La bureaucratie du PCC au pouvoir doit être chassée par une révolution politique prolétarienne pour instaurer un régime de démocratie ouvrière. Un régime de conseils ouvriers et paysans se battrait pour préserver et étendre les formes de propriété de la classe ouvrière et mener la lutte pour le socialisme dans le monde entier. La modernisation égalitaire tous azimuts de la Chine dépend du partage, de l’allocation et du développement ultérieur des ressources mondiales, toutes choses qui seront rendues possibles par des révolutions socialistes dans les pays capitalistes avancés.
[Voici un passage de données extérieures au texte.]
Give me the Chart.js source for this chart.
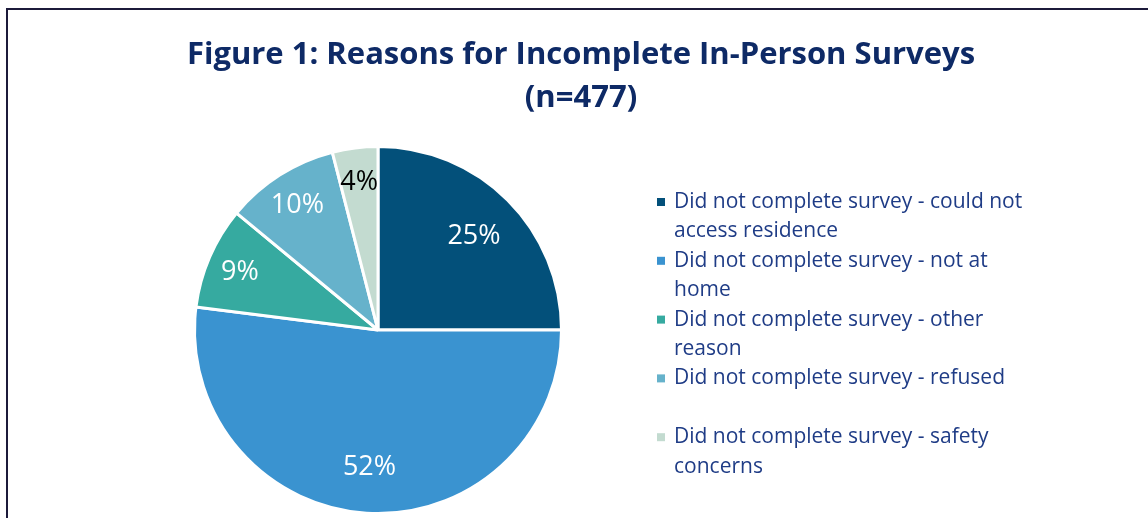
<!DOCTYPE html>
<html>
<head>
<meta charset="utf-8">
<script src="https://cdn.jsdelivr.net/npm/chart.js@4/dist/chart.umd.min.js"></script>
<style>
  html, body { margin: 0; padding: 0; background: #fff; }
  #wrap { position: relative; width: 1148px; height: 518px; }
</style>
</head>
<body>
<div id="wrap"><canvas id="chart" width="1148" height="518"></canvas></div>
<script>
// survey outcome categories and their share (%) of n=477
var reasons = [
  ['Did not complete survey - could not', 'access residence'],
  ['Did not complete survey - not at', 'home'],
  ['Did not complete survey - other', 'reason'],
  ['Did not complete survey - refused'],
  ['Did not complete survey - safety', 'concerns']
];
var shares = [25, 52, 9, 10, 4];
var sliceColors = ['#03507a', '#3a93d0', '#36aaa0', '#66b2cb', '#c3dbd0'];
var labelColors = ['#ffffff', '#ffffff', '#ffffff', '#ffffff', '#000000'];
var titleLines = ['Figure 1: Reasons for Incomplete In-Person Surveys', '(n=477)'];

// frame, title, percentage labels and the side legend
var decorations = {
  id: 'decorations',
  beforeDraw(chart) {
    var ctx = chart.ctx;
    ctx.save();
    ctx.strokeStyle = '#1c1a3a';
    ctx.lineWidth = 2;
    ctx.beginPath();
    ctx.moveTo(7, 518);
    ctx.lineTo(7, 9);
    ctx.lineTo(1148, 9);
    ctx.stroke();
    ctx.restore();
  },
  afterDraw(chart) {
    var ctx = chart.ctx;
    ctx.save();

    // title
    ctx.fillStyle = '#0e2a66';
    ctx.font = 'bold 31px "Open Sans"';
    ctx.textAlign = 'center';
    ctx.textBaseline = 'middle';
    titleLines.forEach(function (t, i) {
      ctx.fillText(t, 581, 55 + i * 43);
    });

    // percentage labels inside the slices
    var meta = chart.getDatasetMeta(0);
    ctx.font = '27px "Open Sans"';
    meta.data.forEach(function (arc, i) {
      var p = arc.getProps(['x', 'y', 'startAngle', 'endAngle', 'outerRadius']);
      var mid = (p.startAngle + p.endAngle) / 2;
      var k = shares[i] >= 20 ? 0.74 : 0.82;
      ctx.fillStyle = labelColors[i];
      ctx.fillText(shares[i] + '%', p.x + Math.cos(mid) * p.outerRadius * k,
                   p.y + Math.sin(mid) * p.outerRadius * k + 2);
    });

    // legend: each entry gets two text rows
    var lx = 657, tx = 674, y0 = 202, row = 29.4;
    ctx.font = '21px "Open Sans"';
    ctx.textAlign = 'left';
    reasons.forEach(function (lines, i) {
      var y = y0 + i * row * 2;
      ctx.fillStyle = sliceColors[i];
      ctx.fillRect(lx, y - 4, 8, 8);
      ctx.fillStyle = '#1f3c86';
      lines.forEach(function (t, j) {
        ctx.fillText(t, tx, y + j * row);
      });
    });
    ctx.restore();
  }
};

new Chart('chart', {
  type: 'pie',
  data: {
    labels: reasons.map(function (r) { return r.join(' '); }),
    datasets: [{
      data: shares,
      backgroundColor: sliceColors,
      borderColor: '#ffffff',
      borderWidth: 3
    }]
  },
  options: {
    responsive: false,
    animation: false,
    layout: { padding: { left: 193, right: 585, top: 145, bottom: 3 } },
    plugins: {
      legend: { display: false },
      tooltip: { enabled: false }
    }
  },
  plugins: [decorations]
});
</script>
</body>
</html>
Seule l’instauration d’une économie planifiée internationale peut libérer les forces productives nécessaires pour éliminer la misère et jeter les bases d’une société socialiste. Pour apporter cette compréhension au prolétariat et le doter d’une direction dans sa lutte, il faut un parti révolutionnaire international, avec des sections dans des pays du monde entier. Un tel parti doit s’appuyer sur les leçons de la Révolution russe d’octobre 1917 dirigée par les bolchéviks de Lénine et Trotsky, celles des quatre premiers congrès de l’Internationale communiste et celles de la lutte ultérieure de Trotsky pour forger la Quatrième Internationale, parti mondial de la révolution socialiste. C’est la perspective de la Ligue communiste internationale.